Your goal –
Only the lines from the start of the data below through the line that contains "var g = svg.append('g');" are to be copied, exactly and without pictures.

Available data –
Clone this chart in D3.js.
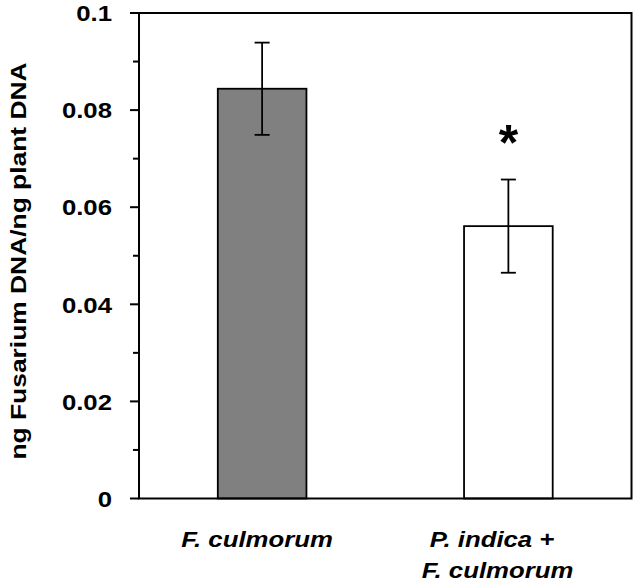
<!DOCTYPE html>
<html>
<head>
<meta charset="utf-8">
<script src="https://cdn.jsdelivr.net/npm/d3@7"></script>
<style>
body { margin: 0; background: #fff; }
svg { display: block; font-family: "Liberation Sans", Arial, sans-serif; }
</style>
</head>
<body>
<svg width="633" height="584"></svg>
<script>
// data
var groups = ["F. culmorum", "P. indica + F. culmorum"];
var means = [0.0844, 0.0561];
var errs = [0.0095, 0.0096];
var fills = ["#808080", "#ffffff"];
var signif = ["", "*"];
var yTicks = [0, 0.02, 0.04, 0.06, 0.08, 0.1];
var yTickLabels = ["0", "0.02", "0.04", "0.06", "0.08", "0.1"];

var svg = d3.select('svg');
var plotLeft = 139, plotRight = 631.5, plotTop = 13, plotBottom = 498.5;

var y = d3.scaleLinear().domain([0, 0.1]).range([plotBottom, plotTop]);
var x = d3.scaleBand().domain(groups).range([plotLeft, plotRight]).paddingInner(0.64).paddingOuter(0.32);

var g = svg.append('g');

// bars
g.selectAll('rect.bar')
	.data(groups)
	.join('rect')
	.attr('class', 'bar')
	.attr('x', function(d) { return x(d); })
	.attr('y', function(d, i) { return y(means[i]); })
	.attr('width', x.bandwidth())
	.attr('height', function(d, i) { return y(0) - y(means[i]); })
	.attr('fill', function(d, i) { return fills[i]; })
	.attr('stroke', '#000')
	.attr('stroke-width', 1.8);

// error bars
groups.forEach(function(d, i) {
	var cx = x(d) + x.bandwidth() / 2;
	g.append('line')
		.attr('x1', cx).attr('x2', cx)
		.attr('y1', y(means[i] + errs[i])).attr('y2', y(means[i] - errs[i]))
		.attr('stroke', '#000').attr('stroke-width', 1.8);
	[means[i] + errs[i], means[i] - errs[i]].forEach(function(v) {
		g.append('line')
			.attr('x1', cx - 7.5).attr('x2', cx + 7.5)
			.attr('y1', y(v)).attr('y2', y(v))
			.attr('stroke', '#000').attr('stroke-width', 1.8);
	});
	if (signif[i]) {
		g.append('text')
			.attr('x', cx)
			.attr('y', y(means[i] + errs[i]) - 20)
			.attr('text-anchor', 'middle')
			.attr('font-size', 50)
			.attr('font-weight', 'bold')
			.text(signif[i]);
	}
});

// frame
g.append('rect')
	.attr('x', plotLeft).attr('y', plotTop)
	.attr('width', plotRight - plotLeft).attr('height', plotBottom - plotTop)
	.attr('fill', 'none')
	.attr('stroke', '#000')
	.attr('stroke-width', 2);

// y axis ticks
var minor = [0.01, 0.03, 0.05, 0.07, 0.09];
g.selectAll('line.minor')
	.data(minor)
	.join('line')
	.attr('class', 'minor')
	.attr('x1', plotLeft - 6).attr('x2', plotLeft)
	.attr('y1', function(d) { return y(d); })
	.attr('y2', function(d) { return y(d); })
	.attr('stroke', '#000').attr('stroke-width', 2);

g.selectAll('line.major')
	.data(yTicks)
	.join('line')
	.attr('class', 'major')
	.attr('x1', plotLeft - 9).attr('x2', plotLeft)
	.attr('y1', function(d) { return y(d); })
	.attr('y2', function(d) { return y(d); })
	.attr('stroke', '#000').attr('stroke-width', 2);

// text in the figure is a bit wider than Arial, so stretch it
var sx = 1.12;

g.selectAll('text.ytick')
	.data(yTicks)
	.join('text')
	.attr('class', 'ytick')
	.attr('transform', function(d) { return 'translate(112,' + y(d) + ') scale(' + sx + ',1)'; })
	.attr('dy', '0.36em')
	.attr('text-anchor', 'end')
	.attr('font-size', 23)
	.attr('font-weight', 'bold')
	.text(function(d, i) { return yTickLabels[i]; });

// y label
g.append('text')
	.attr('transform', 'translate(26,261) rotate(-90) scale(1.2,1)')
	.attr('text-anchor', 'middle')
	.attr('font-size', 22)
	.attr('font-weight', 'bold')
	.text('ng Fusarium DNA/ng plant DNA');

// category labels
var catLines = [["F. culmorum"], ["P. indica +", "F. culmorum"]];
var catX = [[257], [492, 497.5]];
groups.forEach(function(d, i) {
	catLines[i].forEach(function(s, j) {
		g.append('text')
			.attr('transform', 'translate(' + catX[i][j] + ',' + (547 + j * 31) + ') scale(' + sx + ',1)')
			.attr('text-anchor', 'middle')
			.attr('font-size', 23)
			.attr('font-weight', 'bold')
			.attr('font-style', 'italic')
			.text(s);
	});
});
</script>
</body>
</html>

Solution to this task –
Clone this chart in D3.js.
<!DOCTYPE html>
<html>
<head>
<meta charset="utf-8">
<script src="https://cdn.jsdelivr.net/npm/d3@7"></script>
<style>
body { margin: 0; background: #fff; }
svg { display: block; font-family: "Liberation Sans", Arial, sans-serif; }
</style>
</head>
<body>
<svg width="633" height="584"></svg>
<script>
// data
var groups = ["F. culmorum", "P. indica + F. culmorum"];
var means = [0.0844, 0.0561];
var errs = [0.0095, 0.0096];
var fills = ["#808080", "#ffffff"];
var signif = ["", "*"];
var yTicks = [0, 0.02, 0.04, 0.06, 0.08, 0.1];
var yTickLabels = ["0", "0.02", "0.04", "0.06", "0.08", "0.1"];

var svg = d3.select('svg');
var plotLeft = 139, plotRight = 631.5, plotTop = 13, plotBottom = 498.5;

var y = d3.scaleLinear().domain([0, 0.1]).range([plotBottom, plotTop]);
var x = d3.scaleBand().domain(groups).range([plotLeft, plotRight]).paddingInner(0.64).paddingOuter(0.32);

var g = svg.append('g');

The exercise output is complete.